Relatório mostra como projetos de crédito de carbono ameaçam modo de vida, aumentam disputa por territórios e não remuneram quem faz a preservação da floresta em pé
José Francisco Nascimento Barroso tinha 13 anos quando seu pai foi chamado para uma reunião do antigo seringal Valparaíso, em Cruzeiro do Sul, no Acre, para tratar da comercialização dos créditos de carbono. Segundo ele, uma ata foi feita com o nome de todos os presentes e este documento serviu para a uma empresa mostrar o consentimento dos integrantes de sua comunidade tradicional de seringueiros para a venda dos créditos da área onde vive. Hoje, dez anos depois, José Francisco luta para entender o que são os créditos de carbono, como eles são vendidos e quais são os benefícios que o negócio pode trazer para sua comunidade, se é que eles existem de fato e estão disponíveis para pessoas como ele, um trabalhador que sobrevive de seus roçados e da pesca. A extração da seringa, que levou seus antepassados para aquela região há 100 anos, é apenas uma lembrança. O território é dividido em lotes não-demarcados onde vivem 180 famílias divididas em dois seringais: Valparaíso e Russas, ambos com projetos de créditos de carbono. No início, a comunidade recebeu um barco a motor, mas os benefícios prometidos nunca foram entregues. Segundo alguns moradores, os antigos proprietários deixaram o lugar com o fim do ciclo da borracha e retornaram agora para um novo ciclo: o dos créditos de carbono.

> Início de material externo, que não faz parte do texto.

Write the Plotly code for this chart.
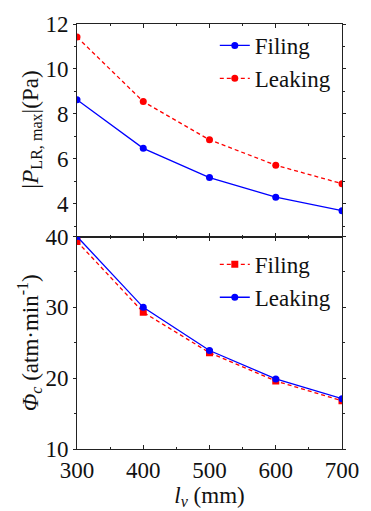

O caso é considerado emblemático porque o Acre é pioneiro dentro do Brasil na criação de uma legislação de comercialização dos créditos de carbono, porque elaborou em 2010 o Sistema de Incentivo aos Serviços Ambientais (Sisa), que deu origem ao primeiro programa de Redução das Emissões por Desmatamento e Degradação Florestal (REDD) Jurisdicional. Seu modelo foi replicado nos últimos anos e hoje todos os estados amazônicos criaram os seus.
“A criação e execução do jurisdicional acaba servindo como indutor do voluntário”, explica Fabrina Furtado, professora de Ecologia Política Programa de Pós-Graduação de Ciências Sociais em Desenvolvimento, Agricultura e Sociedade da Universidade Federal Rural do Rio de Janeiro (CPDA-UFRRJ). E a história de José Francisco está longe de ser um problema isolado, como mostra o relatório “Em Nome do Clima: Mapeamento Crítico – Transição Energética e Financeirização da Natureza”, elaborado pela Fundação Rosa Luxemburgo e pelo CPDA-UFRRJ. O trabalho será lançado na noite desta segunda-feira (11/03), em São Paulo. A pesquisa foi realizada por dez pesquisadores das duas instituições e é organizada por Fabrina Furtado e Elisangela Soldateli Paim, da Rosa Luxemburgo.